Cada año, siempre que celebramos con la Iglesia y en la Iglesia la fiesta de Todos los Santos y la Conmemoración de todos los fieles difuntos, reconocemos y actualizamos dos verdades fundamentales que afectan al destino del hombre; ¡al futuro y al presente de nuestras vidas! ¿A dónde camina el hombre a través del tiempo y de la Historia? ¿Sólo y definitivamente a la muerte? ¿Su fin es la muerte, o la vida?: ¿una vida que vence a la muerte? Son preguntas que brotan de lo más íntimo de la experiencia de la fragilidad y de la debilidad del ser humano y de la toma de conciencia de su impotencia para determinar y dominar el devenir del tiempo y de sus circunstancias. ¡El hombre no es el señor primero y último de la Historia! Ninguno de nosotros ni es, ni se siente capaz de predecir y de asegurar su futuro. En la fiesta de Todos los Santos brilla la respuesta a esta pregunta radical: ¡la verdad de los santos! O, dicho de otro modo, la verdad de la santidad de Dios.
Sí, nuestros antepasados, los que nos han precedido en el signo de la fe, forman ya parte de la asamblea festiva de todos los santos, nuestros hermanos, que, siguiendo desde el principio al Hijo, el Cordero degollado, han ido iluminando el camino de su Iglesia en la peregrinación por este mundo, amparados por su Madre, la Virgen María, la Reina de todos los santos: apóstoles, mártires, confesores, vírgenes, santos varones y santas mujeres, que la Iglesia ha ido canonizando a lo largo de los siglos. Hay otros muchos santos, ¡innumerables!, de los que no conocemos sus nombres.

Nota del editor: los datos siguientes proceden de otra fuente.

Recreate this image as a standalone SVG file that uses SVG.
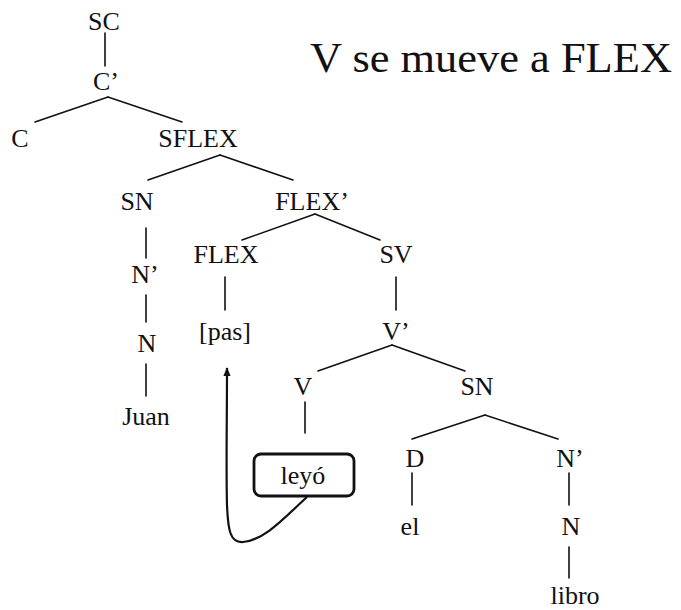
<svg xmlns="http://www.w3.org/2000/svg" width="681" height="610" viewBox="0 0 681 610">
<style>
text{font-family:'Liberation Serif',serif}
.t{font-family:'Liberation Serif',serif;font-size:26px;fill:#111;text-anchor:middle}
.title{font-family:'Liberation Serif',serif;font-size:42px;fill:#111}
.e{stroke:#111;stroke-width:1.6;fill:none;stroke-linecap:round}
.mv{stroke:#111;stroke-width:2.2;fill:none}
.box{stroke:#111;stroke-width:2.8;fill:#fff}
</style>
<defs>
<marker id="ah2" viewBox="0 0 10 10" refX="9" refY="5" markerWidth="9" markerHeight="9" orient="auto" markerUnits="userSpaceOnUse">
<path d="M0,1 L10,5 L0,9 Z" fill="#111"/>
</marker>
</defs>
<rect width="681" height="610" fill="#fff"/>
<text class="title" font-family="Liberation Serif" x="310" y="72" textLength="362" lengthAdjust="spacingAndGlyphs">V se mueve a FLEX</text>
<g id="connectors">
<line class="e" x1="105" y1="33" x2="105" y2="66"/>
<line class="e" x1="108" y1="97" x2="35" y2="122"/>
<line class="e" x1="108" y1="97" x2="182" y2="122"/>
<line class="e" x1="220" y1="155" x2="148" y2="180"/>
<line class="e" x1="220" y1="155" x2="293" y2="180"/>
<line class="e" x1="146" y1="228" x2="146" y2="258"/>
<line class="e" x1="146" y1="295" x2="146" y2="322"/>
<line class="e" x1="146" y1="364" x2="146" y2="396"/>
<line class="e" x1="315" y1="214" x2="242" y2="240"/>
<line class="e" x1="315" y1="214" x2="380" y2="240"/>
<line class="e" x1="225" y1="277" x2="225" y2="310"/>
<line class="e" x1="396" y1="277" x2="396" y2="310"/>
<line class="e" x1="392" y1="345" x2="318" y2="371"/>
<line class="e" x1="392" y1="345" x2="465" y2="371"/>
<line class="e" x1="305" y1="402" x2="305" y2="433"/>
<line class="e" x1="485" y1="415" x2="412" y2="439"/>
<line class="e" x1="485" y1="415" x2="558" y2="439"/>
<line class="e" x1="412" y1="473" x2="412" y2="505"/>
<line class="e" x1="569" y1="473" x2="569" y2="505"/>
<line class="e" x1="569" y1="547" x2="569" y2="578"/>
<path class="mv" d="M307,497 C285,517 265,540 243,542 C230,543 228,530 227,505 C226,470 227,420 227,368" marker-end="url(#ah2)"/>
</g>
<g id="SC"><text class="t" font-family="Liberation Serif" x="104" y="30">SC</text></g>
<g id="Cbar"><text class="t" font-family="Liberation Serif" x="106" y="90">C’</text></g>
<g id="C"><text class="t" font-family="Liberation Serif" x="20" y="147">C</text></g>
<g id="SFLEX"><text class="t" font-family="Liberation Serif" x="198" y="147">SFLEX</text></g>
<g id="SN1"><text class="t" font-family="Liberation Serif" x="137" y="210">SN</text></g>
<g id="FLEXbar"><text class="t" font-family="Liberation Serif" x="312" y="210">FLEX’</text></g>
<g id="Nbar1"><text class="t" font-family="Liberation Serif" x="145" y="283">N’</text></g>
<g id="N1"><text class="t" font-family="Liberation Serif" x="147" y="352">N</text></g>
<g id="Juan"><text class="t" font-family="Liberation Serif" x="146" y="425">Juan</text></g>
<g id="FLEX"><text class="t" font-family="Liberation Serif" x="226" y="263">FLEX</text></g>
<g id="SV"><text class="t" font-family="Liberation Serif" x="396" y="263">SV</text></g>
<g id="pas"><text class="t" font-family="Liberation Serif" x="225" y="340">[pas]</text></g>
<g id="Vbar"><text class="t" font-family="Liberation Serif" x="396" y="340">V’</text></g>
<g id="V"><text class="t" font-family="Liberation Serif" x="303" y="395">V</text></g>
<g id="SN2"><text class="t" font-family="Liberation Serif" x="477" y="395">SN</text></g>
<g id="leyo"><rect class="box" x="254" y="454" width="100" height="42" rx="7"/><text class="t" font-family="Liberation Serif" x="303" y="484">leyó</text></g>
<g id="D"><text class="t" font-family="Liberation Serif" x="415" y="467">D</text></g>
<g id="Nbar2"><text class="t" font-family="Liberation Serif" x="570" y="467">N’</text></g>
<g id="el"><text class="t" font-family="Liberation Serif" x="410" y="535">el</text></g>
<g id="N2"><text class="t" font-family="Liberation Serif" x="571" y="535">N</text></g>
<g id="libro"><text class="t" font-family="Liberation Serif" x="575" y="604">libro</text></g>
</svg>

Poseemos la certeza de que también ellos participan de esa ciudadanía del cielo que vive de la alegría de saberse amados eternamente por Dios que es Amor: ¡que es el Amor! ¿Por qué a nuestros niños y adolescentes, en estos días de Todos los Santos, en vez de ofrecerles e imponerles, incluso pedagógicamente, experiencias tenebrosas y atemorizadoras de figuras y símbolos de poderes oscuros y ocultos, sembradores de miedo y de muerte, no les acercamos al horizonte esplendoroso del cielo en el que habitan los santos, los grandes amigos de Jesús, gozando de la gloria de Dios? Cada vez nos llegan más noticias de jóvenes que se suicidan. ¿Qué nos está sucediendo? ¿Por qué no mostrarles a los santos como modelos e intercesores para enfrentarse con la vida y las cruces que la acompañan?
La respuesta a los desafíos del presente se encuentra también en la verdad de los santos. El Concilio Vaticano II renovaba la permanente enseñanza de la Iglesia sobre la vocación del hombre sobre la tierra que no es otra que la vocación universal a la santidad. Cristo ha abierto el camino definitivo para reconocerla, recuperarla y vivirla. De nuevo, un año más, en el que las incertidumbres de cara al futuro de la sociedad y de la Humanidad se mezclan tantas veces con nuestras inseguridades personales y familiares, los santos nos invitan a mirar al cielo, a un cielo que se puede y debe ir preparando y anticipando en la tierra siguiendo el camino de la santidad.
Y ¿qué ocurre con los que aún siendo fieles, fieles difuntos, no obstante, en las opciones concretas de su vida la apertura interior y última a la verdad y al amor de Dios se ha empañado con nuevos compromisos con el mal, en los que hay mucha suciedad que recubre la pureza, de la cual queda, sin embargo, la sed y que, a pesar de todo, rebrota una vez más desde el fondo de la inmundicia y está presente en el alma? Pues, como enseña genialmente el Papa Benedicto XVI, habrán de pasar por el purgatorio: por «el ser purificados mediante el fuego en el encuentro con el Señor, Juez y Salvador». Para con ellos -muchas veces se trata de nuestros seres más queridos-, nos queda una obligación de verdadera caridad cristiana: hacerles llegar nuestra oración.